■ **PROBLEM TO WORK ON**
Quote from the first line below through the line that contains "import plotly.graph_objects as go", both included, and leave the pictures out.

++++ SOURCE MATERIAL ++++

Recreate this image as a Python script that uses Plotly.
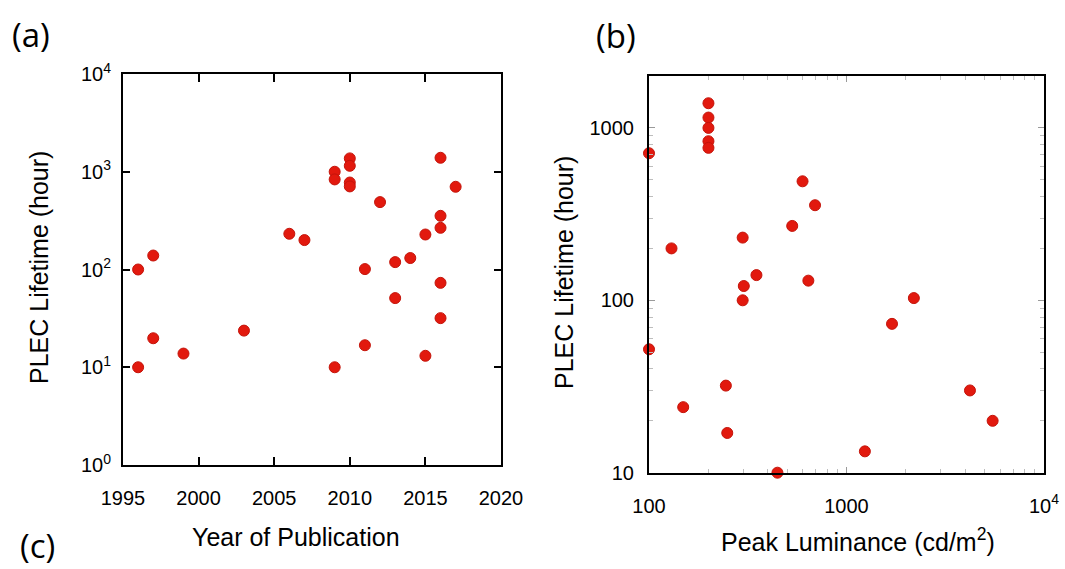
import plotly.graph_objects as go

# ---- Panel (a): lifetime vs year of publication ----
year_a = [1996, 1996, 1997, 1997, 1999, 2003, 2006, 2007, 2009, 2009, 2009,
          2010, 2010, 2010, 2010, 2011, 2011, 2012, 2013, 2013, 2014, 2015, 2015,
          2016, 2016, 2016, 2016, 2016, 2017]
life_a = [100, 10, 139, 19.8, 13.8, 23.7, 232, 200, 1000, 835, 10,
          1370, 1150, 776, 708, 101, 16.8, 489, 119, 51, 131, 228, 13.1,
          1390, 354, 267, 73, 31.8, 702]

# ---- Panel (b): lifetime vs peak luminance ----
lum_b = [200, 200, 200, 200, 200, 100, 599, 693, 531, 298, 130, 350, 302, 641,
         2193, 298, 1700, 100, 245, 149, 249, 447, 1239, 4218, 5494]
life_b = [1390, 1148, 1000, 837, 766, 713, 490, 356, 270, 231, 200, 140, 121, 130,
          103, 100, 73, 52, 32, 24, 17, 10, 13.3, 30, 20]

a_ytickvals = [1, 10, 100, 1000, 10000]
a_yticktext = ["10<sup>0</sup>", "10<sup>1</sup>", "10<sup>2</sup>", "10<sup>3</sup>", "10<sup>4</sup>"]
a_xtickvals = [1995, 2000, 2005, 2010, 2015, 2020]
b_xtickvals = [100, 1000, 10000]
b_xticktext = ["100", "1000", "10<sup>4</sup>"]
b_ytickvals = [10, 100, 1000]
b_yticktext = ["10", "100", "1000"]
b_xminor = [200, 300, 400, 500, 600, 700, 800, 900, 2000, 3000, 4000, 5000, 6000, 7000, 8000, 9000]
b_yminor = [20, 30, 40, 50, 60, 70, 80, 90, 200, 300, 400, 500, 600, 700, 800, 900, 2000]

W, H = 1065, 569
FONT = "Liberation Sans, Arial, sans-serif"
RED = "#e2190e"
EDGE = "#c4140a"

fig = go.Figure()
fig.add_trace(go.Scatter(x=year_a, y=life_a, mode="markers", xaxis="x", yaxis="y",
                         marker=dict(size=11, color=RED, line=dict(color=EDGE, width=1)),
                         showlegend=False))
fig.add_trace(go.Scatter(x=lum_b, y=life_b, mode="markers", xaxis="x2", yaxis="y2",
                         marker=dict(size=11, color=RED, line=dict(color=EDGE, width=1)),
                         showlegend=False, cliponaxis=False))

def px_x(p):
    return p / W

def px_y(p):
    return 1 - p / H

common = dict(showline=True, linecolor="black", linewidth=2, mirror="allticks",
              showgrid=False, zeroline=False, automargin=False,
              tickfont=dict(family=FONT, size=20, color="black"))

fig.update_layout(
    width=W, height=H,
    margin=dict(l=0, r=0, t=0, b=0),
    paper_bgcolor="white", plot_bgcolor="white",
    xaxis=dict(domain=[px_x(123), px_x(501)], range=[1995, 2020], tickmode="array",
               tickvals=a_xtickvals, ticks="inside", ticklen=8, tickwidth=2, tickcolor="black",
               anchor="y", ticklabelstandoff=14, **common),
    yaxis=dict(domain=[px_y(465), px_y(74)], type="log", range=[0, 4], tickmode="array",
               tickvals=a_ytickvals, ticktext=a_yticktext, ticks="inside", ticklen=7,
               tickwidth=2, tickcolor="black", anchor="x", ticklabelstandoff=6, **common),
    xaxis2=dict(domain=[px_x(649), px_x(1044)], type="log", range=[2, 4], tickmode="array",
                tickvals=b_xtickvals, ticktext=b_xticktext, ticks="inside", ticklen=6,
                tickwidth=1, tickcolor="#9a9a9a", anchor="y2", ticklabelstandoff=14,
                minor=dict(tickmode="array", tickvals=b_xminor, ticks="inside", ticklen=4,
                           tickwidth=1, tickcolor="#bdbdbd", showgrid=False),
                **common),
    yaxis2=dict(domain=[px_y(472.7), px_y(76)], type="log", range=[1, 3.301], tickmode="array",
                tickvals=b_ytickvals, ticktext=b_yticktext, ticks="inside", ticklen=6,
                tickwidth=1, tickcolor="#9a9a9a", anchor="x2", ticklabelstandoff=9,
                minor=dict(tickmode="array", tickvals=b_yminor, ticks="inside", ticklen=4,
                           tickwidth=1, tickcolor="#bdbdbd", showgrid=False),
                **common),
)

ann_font = dict(family=FONT, size=25, color="black")
lab_font = dict(family="Open Sans, Liberation Sans, sans-serif", size=33, color="black")
annotations = [
    dict(text="Year of Publication", x=px_x(296), y=px_y(537), font=ann_font),
    dict(text="PLEC Lifetime (hour)", x=px_x(39), y=px_y(268), textangle=-90, font=ann_font),
    dict(text="Peak Luminance (cd/m<sup>2</sup>)", x=px_x(858), y=px_y(540), font=ann_font),
    dict(text="PLEC Lifetime (hour)", x=px_x(564), y=px_y(273), textangle=-90, font=ann_font),
    dict(text="(a)", x=px_x(31), y=px_y(34), font=lab_font),
    dict(text="(b)", x=px_x(616), y=px_y(35), font=lab_font),
    dict(text="(c)", x=px_x(37), y=px_y(545), font=lab_font),
]
for a in annotations:
    a.update(xref="paper", yref="paper", showarrow=False, xanchor="center", yanchor="middle")
fig.update_layout(annotations=annotations)

fig.write_html("out.html", config={"displayModeBar": False},
               post_script="document.body.style.margin='0';document.body.style.overflow='hidden';")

++++

■ **TASK SOLUTION**
Recreate this image as a Python script that uses Plotly.
import plotly.graph_objects as go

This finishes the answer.